Dataset content:
▬▬▬▬▬▬

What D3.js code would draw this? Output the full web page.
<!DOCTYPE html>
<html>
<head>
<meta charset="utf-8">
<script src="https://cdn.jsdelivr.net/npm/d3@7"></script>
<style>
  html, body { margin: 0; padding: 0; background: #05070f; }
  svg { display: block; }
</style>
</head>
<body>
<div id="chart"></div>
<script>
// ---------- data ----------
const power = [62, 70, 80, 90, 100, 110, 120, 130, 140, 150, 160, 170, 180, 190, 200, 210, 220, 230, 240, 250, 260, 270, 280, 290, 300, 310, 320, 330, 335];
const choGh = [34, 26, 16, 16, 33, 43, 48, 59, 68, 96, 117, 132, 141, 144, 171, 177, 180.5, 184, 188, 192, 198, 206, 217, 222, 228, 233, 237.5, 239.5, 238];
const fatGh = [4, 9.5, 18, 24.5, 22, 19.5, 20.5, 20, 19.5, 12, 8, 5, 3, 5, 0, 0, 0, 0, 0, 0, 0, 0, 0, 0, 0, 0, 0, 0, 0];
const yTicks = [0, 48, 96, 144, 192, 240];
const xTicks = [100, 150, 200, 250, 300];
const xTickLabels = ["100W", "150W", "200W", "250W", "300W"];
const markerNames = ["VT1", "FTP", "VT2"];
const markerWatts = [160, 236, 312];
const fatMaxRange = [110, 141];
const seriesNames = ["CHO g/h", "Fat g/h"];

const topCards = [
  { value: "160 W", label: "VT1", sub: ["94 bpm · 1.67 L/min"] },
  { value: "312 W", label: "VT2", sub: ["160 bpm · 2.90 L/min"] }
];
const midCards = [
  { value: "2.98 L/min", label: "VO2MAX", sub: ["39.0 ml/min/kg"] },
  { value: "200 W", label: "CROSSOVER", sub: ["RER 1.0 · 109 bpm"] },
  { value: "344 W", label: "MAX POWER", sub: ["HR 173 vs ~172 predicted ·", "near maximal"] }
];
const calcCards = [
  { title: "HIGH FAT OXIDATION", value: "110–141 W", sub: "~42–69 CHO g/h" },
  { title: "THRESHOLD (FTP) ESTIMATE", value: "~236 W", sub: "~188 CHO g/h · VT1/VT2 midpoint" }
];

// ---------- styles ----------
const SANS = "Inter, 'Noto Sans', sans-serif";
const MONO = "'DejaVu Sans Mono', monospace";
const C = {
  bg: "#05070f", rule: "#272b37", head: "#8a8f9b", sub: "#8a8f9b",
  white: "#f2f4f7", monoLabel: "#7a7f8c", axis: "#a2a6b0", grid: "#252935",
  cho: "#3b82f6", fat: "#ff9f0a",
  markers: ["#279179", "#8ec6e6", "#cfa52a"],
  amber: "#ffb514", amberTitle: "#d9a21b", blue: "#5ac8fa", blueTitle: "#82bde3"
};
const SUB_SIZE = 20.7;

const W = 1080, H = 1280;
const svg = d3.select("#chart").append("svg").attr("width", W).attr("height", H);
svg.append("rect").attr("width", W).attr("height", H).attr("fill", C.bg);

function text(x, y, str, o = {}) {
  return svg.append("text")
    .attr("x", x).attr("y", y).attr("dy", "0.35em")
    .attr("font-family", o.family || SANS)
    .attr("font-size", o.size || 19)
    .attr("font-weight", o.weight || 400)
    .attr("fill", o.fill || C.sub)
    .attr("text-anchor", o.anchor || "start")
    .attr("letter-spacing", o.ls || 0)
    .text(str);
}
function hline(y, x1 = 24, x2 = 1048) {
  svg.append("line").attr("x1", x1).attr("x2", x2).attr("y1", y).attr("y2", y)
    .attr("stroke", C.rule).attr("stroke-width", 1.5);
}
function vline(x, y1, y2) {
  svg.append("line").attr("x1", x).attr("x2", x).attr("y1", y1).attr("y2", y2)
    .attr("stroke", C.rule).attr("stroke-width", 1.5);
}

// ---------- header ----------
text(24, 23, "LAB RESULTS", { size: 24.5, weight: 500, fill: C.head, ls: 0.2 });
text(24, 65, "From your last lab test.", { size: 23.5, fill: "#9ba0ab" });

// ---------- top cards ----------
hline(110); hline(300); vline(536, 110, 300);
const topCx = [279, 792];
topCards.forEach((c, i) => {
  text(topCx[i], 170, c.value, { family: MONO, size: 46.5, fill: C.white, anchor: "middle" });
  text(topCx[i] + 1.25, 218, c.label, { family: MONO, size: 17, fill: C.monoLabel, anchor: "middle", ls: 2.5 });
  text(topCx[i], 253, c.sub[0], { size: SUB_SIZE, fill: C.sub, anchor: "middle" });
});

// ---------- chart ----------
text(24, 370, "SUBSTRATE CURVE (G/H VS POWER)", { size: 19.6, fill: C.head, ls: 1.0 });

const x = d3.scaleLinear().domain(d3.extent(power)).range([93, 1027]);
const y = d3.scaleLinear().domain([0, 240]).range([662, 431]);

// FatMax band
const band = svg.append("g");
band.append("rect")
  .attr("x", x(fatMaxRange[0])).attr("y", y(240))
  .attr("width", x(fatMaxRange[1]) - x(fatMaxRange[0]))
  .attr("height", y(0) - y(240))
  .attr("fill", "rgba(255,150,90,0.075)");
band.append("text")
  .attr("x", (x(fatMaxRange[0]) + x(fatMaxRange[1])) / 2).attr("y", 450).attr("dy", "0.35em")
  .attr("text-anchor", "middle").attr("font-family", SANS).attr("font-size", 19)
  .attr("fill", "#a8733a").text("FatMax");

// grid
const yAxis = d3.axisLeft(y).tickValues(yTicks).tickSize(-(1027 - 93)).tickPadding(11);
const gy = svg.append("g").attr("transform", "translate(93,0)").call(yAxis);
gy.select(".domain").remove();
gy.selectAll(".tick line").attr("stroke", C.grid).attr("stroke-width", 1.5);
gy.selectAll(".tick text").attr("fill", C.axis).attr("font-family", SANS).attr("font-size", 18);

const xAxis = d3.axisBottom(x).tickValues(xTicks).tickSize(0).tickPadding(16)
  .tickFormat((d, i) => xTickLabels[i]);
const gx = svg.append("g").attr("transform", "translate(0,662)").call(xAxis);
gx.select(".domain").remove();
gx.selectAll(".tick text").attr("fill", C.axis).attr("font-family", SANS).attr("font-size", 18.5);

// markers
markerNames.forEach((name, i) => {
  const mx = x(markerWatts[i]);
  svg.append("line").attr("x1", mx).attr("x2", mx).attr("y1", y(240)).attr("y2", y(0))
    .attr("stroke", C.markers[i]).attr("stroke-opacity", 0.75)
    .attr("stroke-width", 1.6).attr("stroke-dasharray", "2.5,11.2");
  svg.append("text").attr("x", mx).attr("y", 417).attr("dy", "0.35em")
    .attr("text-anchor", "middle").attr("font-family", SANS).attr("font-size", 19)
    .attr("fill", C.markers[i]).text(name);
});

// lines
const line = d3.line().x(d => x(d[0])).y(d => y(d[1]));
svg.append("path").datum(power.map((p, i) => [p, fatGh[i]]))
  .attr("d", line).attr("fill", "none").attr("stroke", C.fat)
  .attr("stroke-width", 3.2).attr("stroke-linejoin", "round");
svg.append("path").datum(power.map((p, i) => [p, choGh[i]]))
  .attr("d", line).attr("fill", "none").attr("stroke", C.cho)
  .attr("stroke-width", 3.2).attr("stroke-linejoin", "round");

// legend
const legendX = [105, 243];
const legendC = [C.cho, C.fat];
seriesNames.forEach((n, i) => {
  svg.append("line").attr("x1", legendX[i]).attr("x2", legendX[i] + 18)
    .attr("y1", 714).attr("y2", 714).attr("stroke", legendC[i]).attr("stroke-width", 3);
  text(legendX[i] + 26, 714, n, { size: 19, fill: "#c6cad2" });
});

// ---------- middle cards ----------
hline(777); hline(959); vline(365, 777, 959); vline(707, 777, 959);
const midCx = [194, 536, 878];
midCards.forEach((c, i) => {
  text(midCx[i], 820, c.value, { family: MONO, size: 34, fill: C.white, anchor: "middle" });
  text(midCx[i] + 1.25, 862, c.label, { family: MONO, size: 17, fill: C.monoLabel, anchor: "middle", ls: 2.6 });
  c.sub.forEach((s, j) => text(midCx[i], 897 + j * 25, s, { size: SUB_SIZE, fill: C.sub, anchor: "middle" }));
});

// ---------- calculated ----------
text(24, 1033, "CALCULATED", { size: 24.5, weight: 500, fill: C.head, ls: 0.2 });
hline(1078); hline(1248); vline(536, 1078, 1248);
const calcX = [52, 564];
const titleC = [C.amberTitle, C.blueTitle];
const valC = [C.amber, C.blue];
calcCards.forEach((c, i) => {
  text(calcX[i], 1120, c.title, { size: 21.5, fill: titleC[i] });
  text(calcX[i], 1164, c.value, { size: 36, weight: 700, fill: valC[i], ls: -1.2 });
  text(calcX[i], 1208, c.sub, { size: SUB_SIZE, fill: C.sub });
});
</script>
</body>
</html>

▬▬▬▬▬▬

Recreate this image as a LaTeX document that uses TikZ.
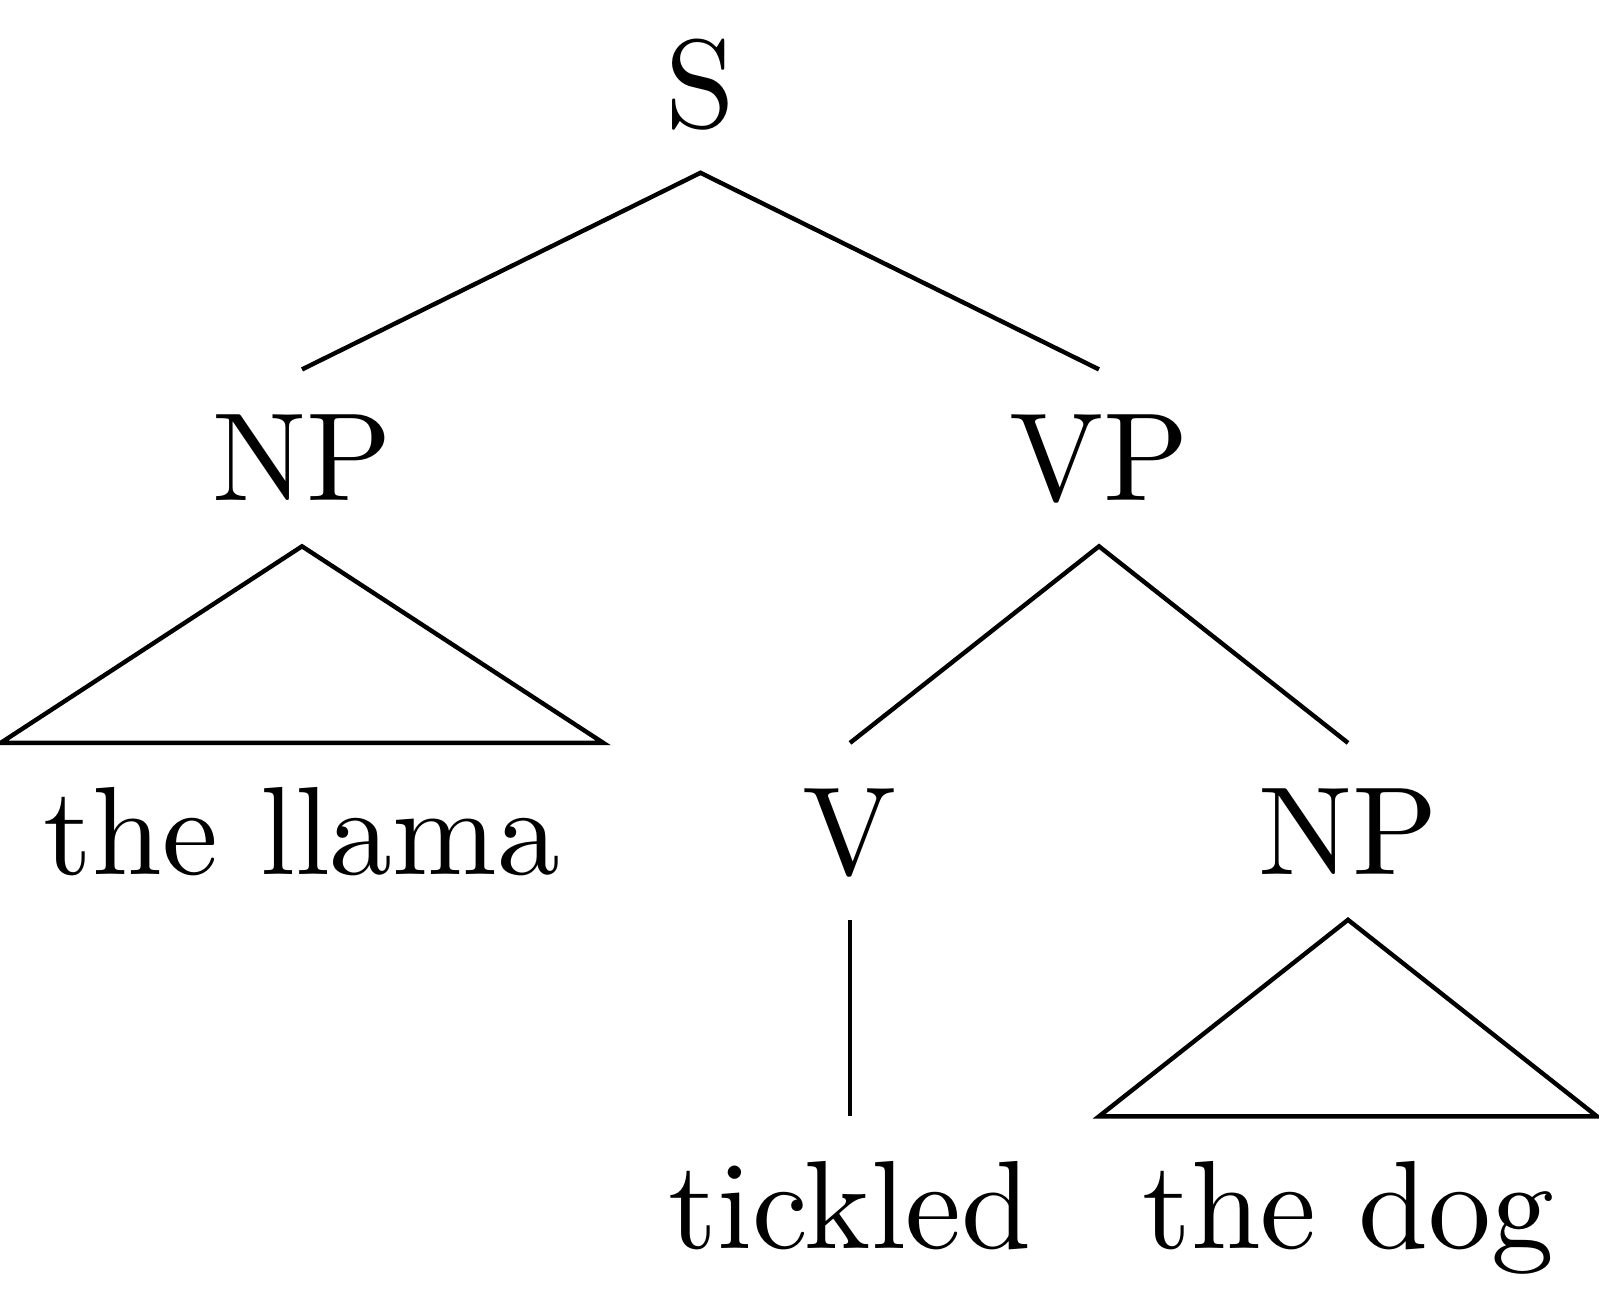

▬▬▬▬▬▬

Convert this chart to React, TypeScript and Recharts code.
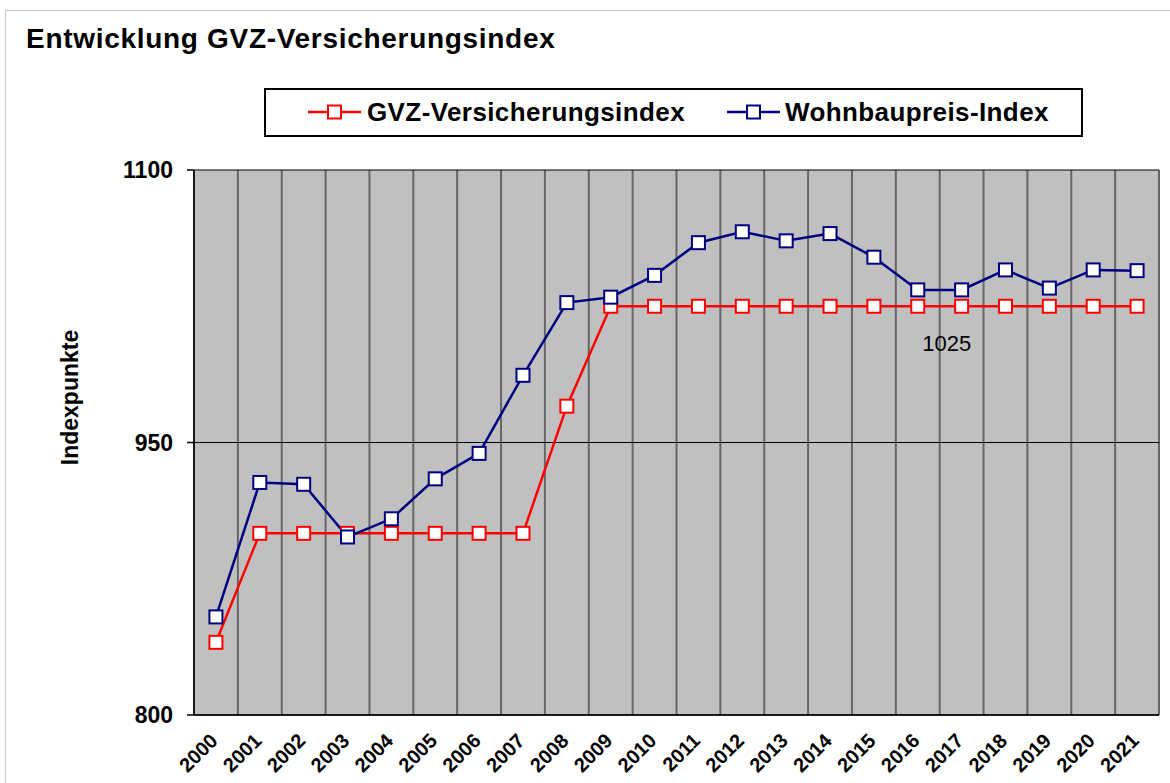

▬▬▬▬▬▬

Exercise description:
Look through the entries above and report each line where the string "this" occurs.

Answer to the problem:
What D3.js code would draw this? Output the full web page.
Recreate this image as a LaTeX document that uses TikZ.
Convert this chart to React, TypeScript and Recharts code.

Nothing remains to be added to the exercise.